Zusammenfassend lässt sich sagen, dass der Test betr. Notwendigkeit nicht erfüllt war; das NSS-Gericht befasste sich nicht mehr mit der Frage der Verhältnismäßigkeit bzgl. Ermächtigung, Kameraaufzeichnungen von Fahrzeugbewegungen anzufordern und herauszugeben, mit den verfassungsmäßigen Rechten des Beschwerdeführers auf Privatsphäre und informationelle Selbstbestimmung gemäß Art. 10 Abs. 2 und 3 der Urkunde, also Angemessenheit im engeren Sinne des Wortes.

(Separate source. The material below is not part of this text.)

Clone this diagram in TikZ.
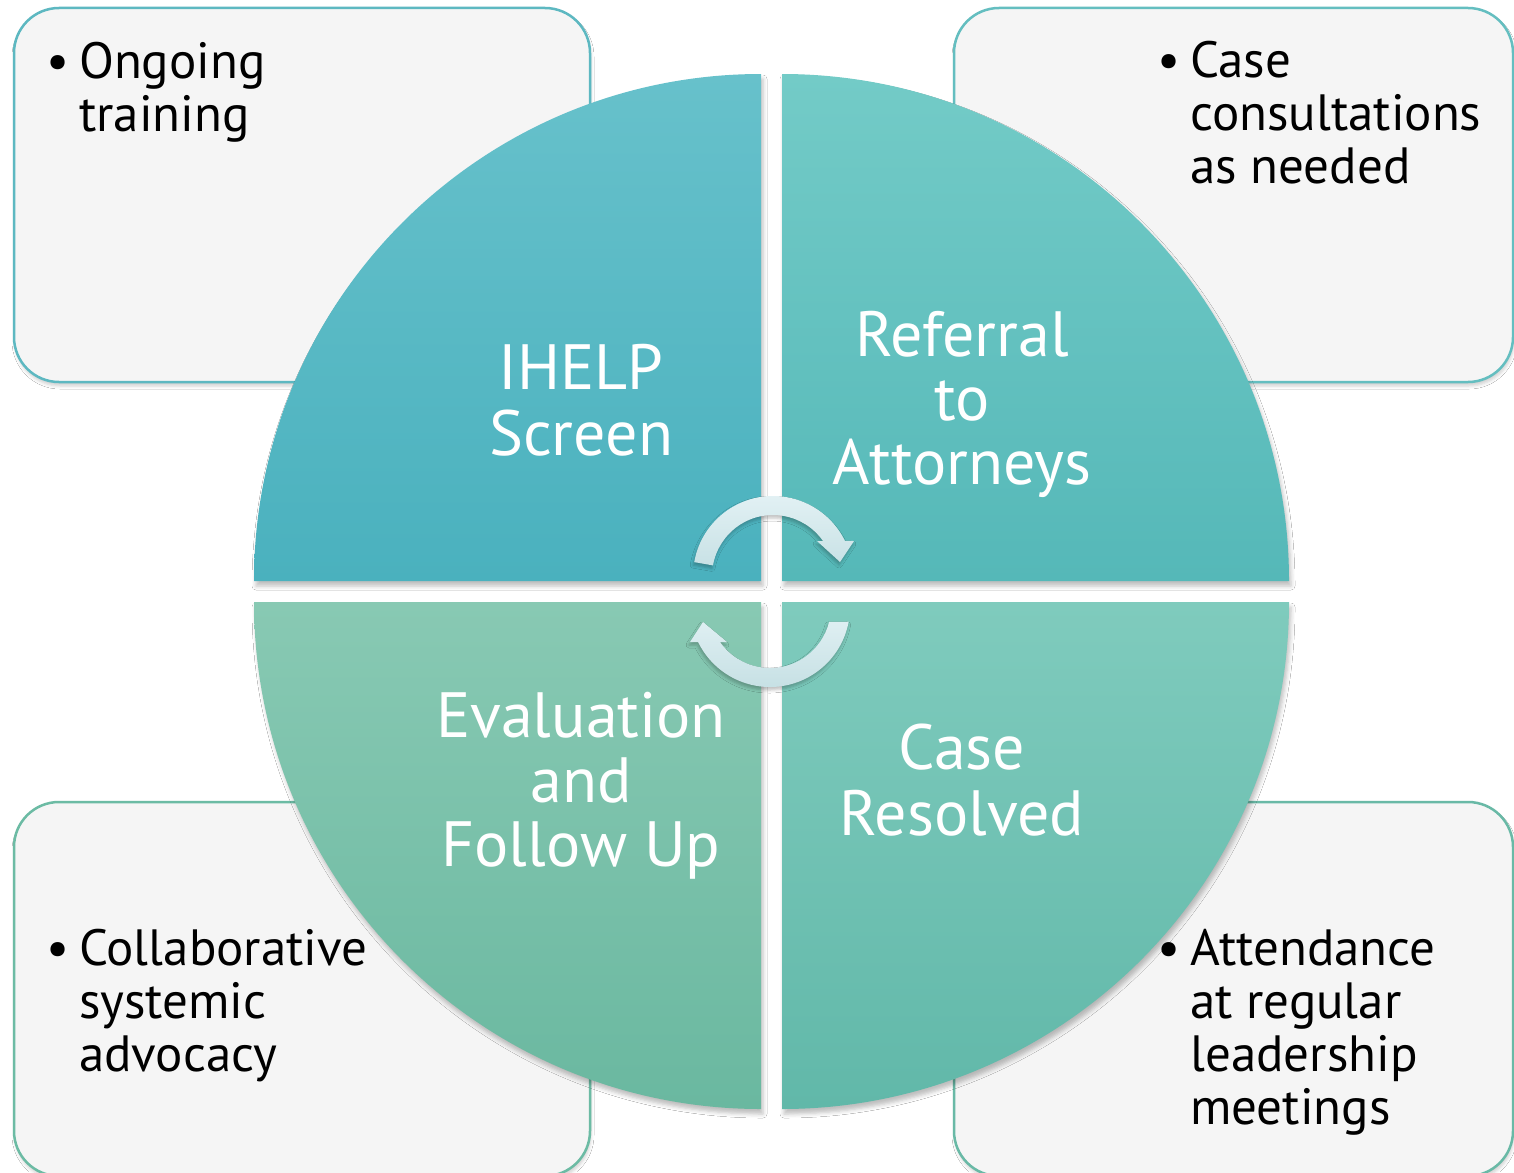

[1] NSS-Urteil vom 21. 7. 2022, AZ. 9 Afs 147/2020-34.

[2] Bei den Big Brother Awards (bekannt auch als „Wettbewerb um den größten Schnüffler“) handelt es sich um einen Wettbewerb, bei dem die Subjekte ausgewählt werden, die die Privatsphäre von Menschen
am meisten verletzt haben. In der Tschechischen Republik wird der Wettbewerb von der Bürgervereinigung Iuridicum Remedium (IuRe) organisiert.

[3] Erkenntnis des Verfassungsgerichts vom 14. 2. 2023, AZ. IV. ÚS 2621/22.

[4] „Das Oberverwaltungsgericht wird sich daher mit der Frage befassen müssen, ob die in § 60 Abs. 1 des  Polizeigesetzes gegebene gesetzliche Ermächtigung der Polizei wirklich die Weitergabe von Aufzeichnungen an andere Stellen der öffentlichen Verwaltung erlaubt (ob die Regelung der Informationspflicht lt. § 57 des Gesetzes Nr. 280/2009 Slg., Abgabenordnung – s. Pkt. 14. Begründung des angefochtenen Urteils, ausreichend ist) . Kommt man zu dem Ergebnis, dass die Polizei auf diese Weise vorgehen kann, ist zu prüfen, ob eine solche Ermächtigung nicht mit einigen verfassungsrechtlich garantierten Rechten, insbesondere dem Recht auf Privatsphäre und dem Recht auf informationelle Selbstbestimmung, Art. 10 Abs. 2 und 3 der Urkunde, kollidiert“. (Erkenntnis des Verfassungsgerichts vom 14. 2. 2023, AZ. IV. ÚS 2621/22, Pkt 20).